The Word - the logos (reason and meaning) became flesh and dwelt among us. The Gospels are pretty close to the facts in the genre of biography.  
 
If we exclude methodological atheism from an historical scrutiny of the ancient Greek manuscripts we call the New Testament and test them with all the conceptual tools of historical science we shouldn't be surprised to come away well disposed to Jesus. 
 
 
Anyway have a look for yourself. 
 
In the Bible 365 times its written words 'do not be afraid'. 
 

posted @ Thursday, January 29, 2009 5:21 AM by martin s


Good read. I'm pleased with the fact that his arguments are generally well formed, with the exception of the ad homonym attacks (e.g. implications that Dawkins is insane, austere, etc, though "Dawkinsanity" is a decent joke it doesn't help him fight the good fight against the stereotype that religious people don't know what honest intellectual debate means). 
 
A few thoughts: 
 
He seems to imply that Christianity is at odds with Epicureanism.
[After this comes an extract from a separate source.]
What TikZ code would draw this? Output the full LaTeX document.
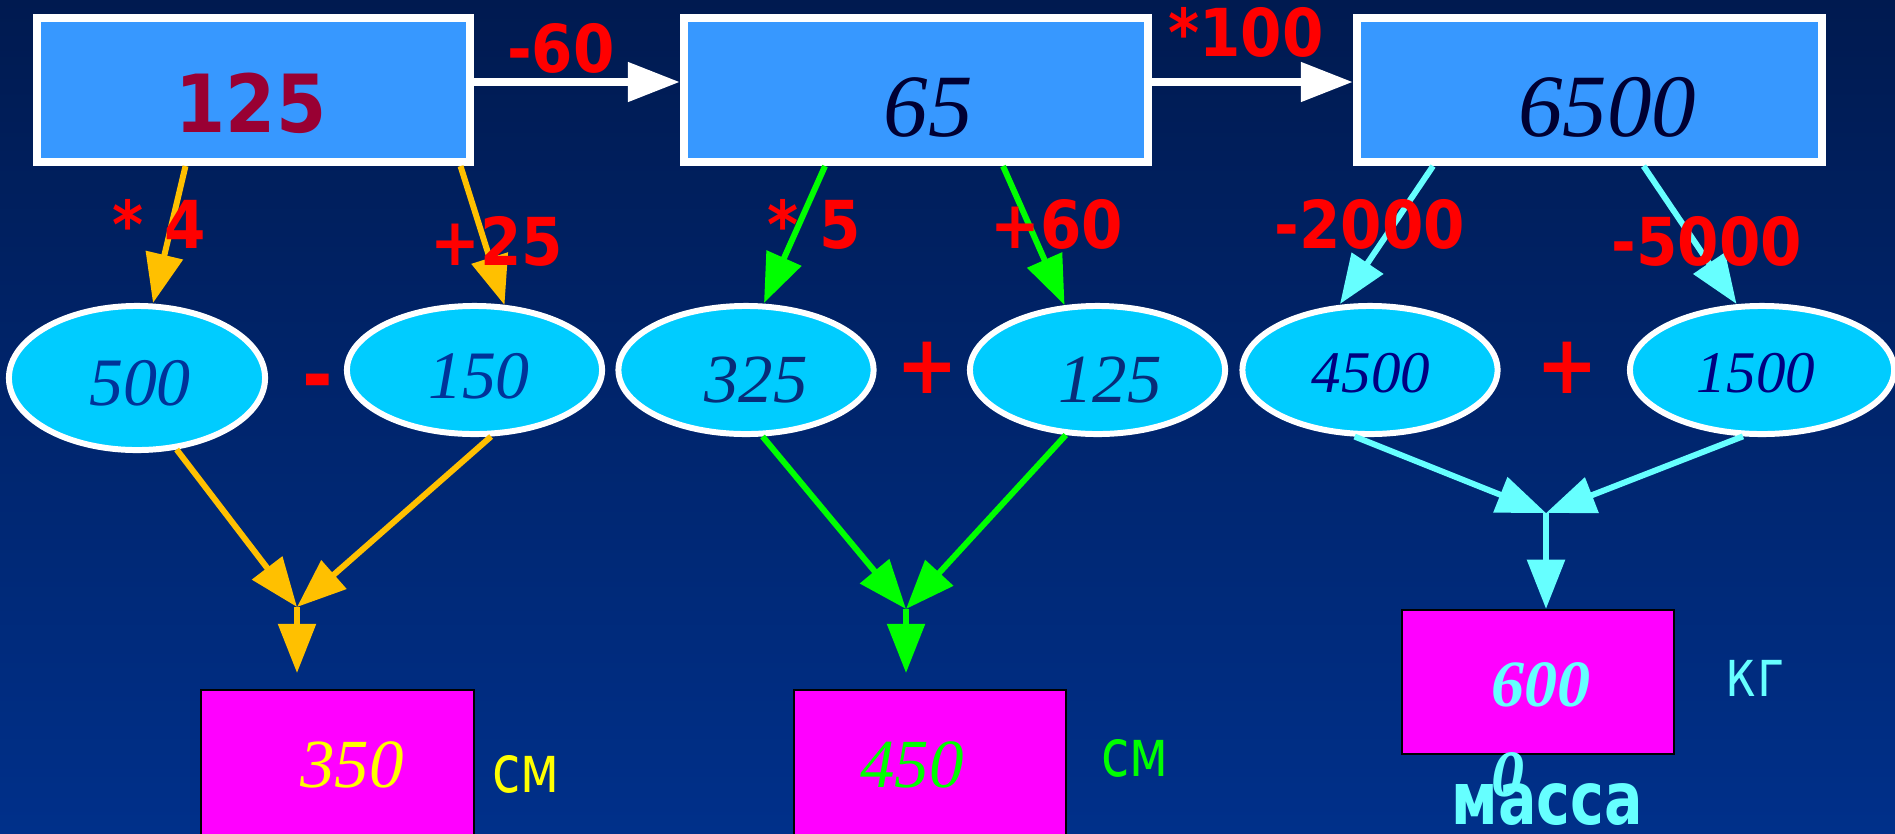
\documentclass[tikz,border=0pt]{standalone}
\usepackage{fontspec}
\usetikzlibrary{arrows.meta,shapes.geometric,calc}
\setmainfont{Liberation Serif}
\newfontfamily\labfont[FakeStretch=0.9]{DejaVu Sans}
\newfontfamily\tahfont[FakeStretch=0.78]{DejaVu Sans}
\definecolor{bgtop}{RGB}{0,26,80}
\definecolor{bgbot}{RGB}{0,48,138}
\definecolor{boxblue}{RGB}{55,152,255}
\definecolor{crimson}{RGB}{153,0,51}
\definecolor{nightblue}{RGB}{0,0,51}
\definecolor{skyfill}{RGB}{0,204,255}
\definecolor{ellblue}{RGB}{0,51,153}
\definecolor{ellmid}{RGB}{8,44,120}
\definecolor{ellnavy}{RGB}{0,0,128}
\definecolor{amber}{RGB}{255,192,0}
\definecolor{lime}{RGB}{0,255,0}
\definecolor{aqua}{RGB}{102,255,255}
\definecolor{pinkbox}{RGB}{255,0,255}
\definecolor{yel}{RGB}{255,255,0}
\tikzset{
  topbox/.style={rectangle, draw=white, line width=2.28pt, fill=boxblue, inner sep=0pt, minimum height=1.44cm},
  oval/.style={ellipse, draw=white, line width=1.7pt, fill=skyfill, inner sep=0pt, minimum width=2.55cm, minimum height=1.28cm},
  result/.style={rectangle, draw=black, line width=0.6pt, fill=pinkbox, inner sep=0pt},
  link/.style={line width=1.7pt, -{Triangle[length=14pt,width=10.5pt]}},
  wlink/.style={line width=2.3pt, draw=white, -{Triangle[length=14.8pt,width=10.8pt]}},
  oplabel/.style={text=red, inner sep=0pt, font=\labfont\bfseries\fontsize{18.8pt}{20pt}\selectfont},
  opsign/.style={text=red, inner sep=0pt, font=\labfont\bfseries\fontsize{23.3pt}{25pt}\selectfont},
  numit/.style={inner sep=0pt, font=\itshape\fontsize{#1}{1.2\dimexpr#1\relax}\selectfont},
  unitlabel/.style={inner sep=0pt, font=\tahfont\fontsize{18.8pt}{20pt}\selectfont}
}
\begin{document}
\begin{tikzpicture}[x=0.01cm, y=-0.01cm]
\useasboundingbox (0,0) rectangle (1895,833);
\fill[top color=bgtop, bottom color=bgbot] (0,0) rectangle (1895,833);

% top boxes
\node[topbox, minimum width=4.32cm] (b1) at (253.5,90) {};
\node[topbox, minimum width=4.64cm] (b2) at (916,90) {};
\node[topbox, minimum width=4.65cm] (b3) at (1589.5,90) {};
\node[inner sep=0pt, text=crimson, font=\labfont\bfseries\fontsize{22.8pt}{24pt}\selectfont] (t125) at (251,103) {125};
\node[numit=25.3pt, text=nightblue] (t65) at (928,107) {65};
\node[numit=25.3pt, text=nightblue] (t6500) at (1607,107) {6500};

\draw[wlink] ($(b1.east)+(0,-8)$) -- ($(b2.west)+(0,-8)$);
\draw[wlink] ($(b2.east)+(0,-8)$) -- ($(b3.west)+(0,-8)$);

% ellipses
\node[oval, minimum width=2.56cm, minimum height=1.44cm] (e1) at (137,378) {};
\node[oval] (e2) at (474.5,370) {};
\node[oval] (e3) at (746,370) {};
\node[oval] (e4) at (1097.5,370) {};
\node[oval] (e5) at (1370,370) {};
\node[oval, minimum width=2.64cm] (e6) at (1762,370) {};
\node[numit=19.3pt, text=ellblue] (v500) at (140,383) {500};
\node[numit=19.3pt, text=ellblue] (v150) at (479,376) {150};
\node[numit=19.6pt, text=ellmid] (v325) at (756,380) {325};
\node[numit=19.6pt, text=ellmid] (v125) at (1110,380) {125};
\node[numit=16.8pt, text=ellnavy] (v4500) at (1371,373) {4500};
\node[numit=16.8pt, text=ellnavy] (v1500) at (1756,373) {1500};

% box to ellipse arrows
\draw[link, amber] ($(b1.south)+(-68,0)$) -- ($(e1.north)+(16,0)$);
\draw[link, amber] ($(b1.south)+(207,0)$) -- ($(e2.north)+(30,2)$);
\draw[link, lime] ($(b2.south)+(-91,0)$) -- ($(e3.north)+(18,0)$);
\draw[link, lime] ($(b2.south)+(87,0)$) -- ($(e4.north)+(-33,2)$);
\draw[link, aqua] ($(b3.south)+(-156.5,0)$) -- ($(e5.north)+(-30,1)$);
\draw[link, aqua] ($(b3.south)+(54,0)$) -- ($(e6.north)+(-25.5,1)$);

% result boxes
\node[result, minimum width=2.73cm, minimum height=1.7cm] (r1) at (337.5,775) {};
\node[result, minimum width=2.72cm, minimum height=1.7cm] (r2) at (930,775) {};
\node[result, minimum width=2.72cm, minimum height=1.44cm] (r3) at (1538,682) {};

% converging arrows
\coordinate (m1) at (297,607);
\coordinate (m2) at (906,609);
\coordinate (m3) at (1546,513);
\coordinate (d1) at (297,673);
\coordinate (d2) at (906,673);
\draw[link, amber] (e1.-61) -- (m1);
\draw[link, amber] (e2.-76) -- (m1);
\draw[link, amber] (m1) -- (d1);
\draw[link, lime] (e3.-76.5) -- (m2);
\draw[link, lime] (e4.-116) -- (m2);
\draw[link, lime] (m2) -- (d2);
\draw[link, aqua] (e5.-103) -- (m3);
\draw[link, aqua] (e6.-106.5) -- (m3);
\draw[link, aqua] (m3) -- (m3 |- r3.north);

% result texts
\node[numit=19.6pt, text=yel] (v350) at (352,765) {350};
\node[numit=19.6pt, text=lime] (v450) at (912,765) {450};
\node[anchor=north west, align=left, inner sep=0pt, text=aqua, font=\bfseries\itshape\fontsize{18.8pt}{25.6pt}\selectfont] (v600) at (1491,662) {600\\0};
\node[unitlabel, text=yel] (cm1) at (526,774) {см};
\node[unitlabel, text=lime] (cm2) at (1135,758) {см};
\node[unitlabel, text=aqua] (kg) at (1755,678) {кг};
\node[inner sep=0pt, text=aqua, font=\tahfont\bfseries\fontsize{20.8pt}{22pt}\selectfont] (mass) at (1547,805) {масса};

% operation labels
\node[oplabel] (l60) at (561,48) {-60};
\node[oplabel] (l100) at (1246,32) {*100};
\node[oplabel] (l4) at (159,224) {* 4};
\node[oplabel] (l25) at (497,241) {+25};
\node[oplabel] (l5) at (814,224) {* 5};
\node[oplabel] (l60b) at (1057,224) {+60};
\node[oplabel] (l2000) at (1370,224) {-2000};
\node[oplabel] (l5000) at (1707,241) {-5000};

% signs between ellipses
\node[opsign] (s1) at (318,389) {-};
\node[opsign] (s2) at (927,368) {+};
\node[opsign] (s3) at (1567,368) {+};
\end{tikzpicture}
\end{document}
That's obvious enough to not need an argument, but he doesn't offer any arguments against Epicureanism, nor for the element in Christianity with which it is opposed. 
 
He states that people credulous enough to be UFO believers shouldn't count as a fair target of Dawkins because the church doesn't support them either. The truth is that they are a fair target for Dawkins because Dawkins makes a very different argument against them than the church does. Such people believe without evidence, exactly something that religion supports and atheists condemn. That's the basis of the whole argument as atheists see it. 
 
As for how religious people see it, this one at least claims that there is evidence for religion in general, and Christianity in particular. 
 
First, the "fact" that every society has had an element of spirituality does not imply that spiritual beliefs are correct. Religion offers an evolutionary advantage, just like rape. Both have always happened, but that doesn't make either right. As for the "the majority must be correct" angle (which I don't think he appeals to here), I think we are all well beyond that. 
 
The second argument is almost embarrassing. He claims that the greatest human achievements have been motivated by spirituality. Even without arguing that projects like the pyramids at Giza were due to narcissism rather than spirituality; I would say that landing a man on the moon is undeniably a greater achievement than almost anything else. More generally, list should probably contain the creation of mathematics, language, and science. None of these are motivated by spirituality, all are more impressive than a good song or painting. 
 
A truly beautiful counterargument is the story of Easter Island. The people there made massive and resource intensive stone statues of their religious symbols. The widely held understanding is that the motivation was that the separate tribal groups were in competition with each other to build impressive statues. The resource drain caused the society to collapse. 
 
Also, its insanely ironic that the same essay that bashes Epicureanism argues honestly that we should choose a religion based quite literally on which puts on the best show (the St. Vladimir story). 
 
On a more personal but unrelated note, I have never felt as moved as I did when I first saw the Saturn V rocket that was built to take people to the moon. If you are ever in Florida, check it out.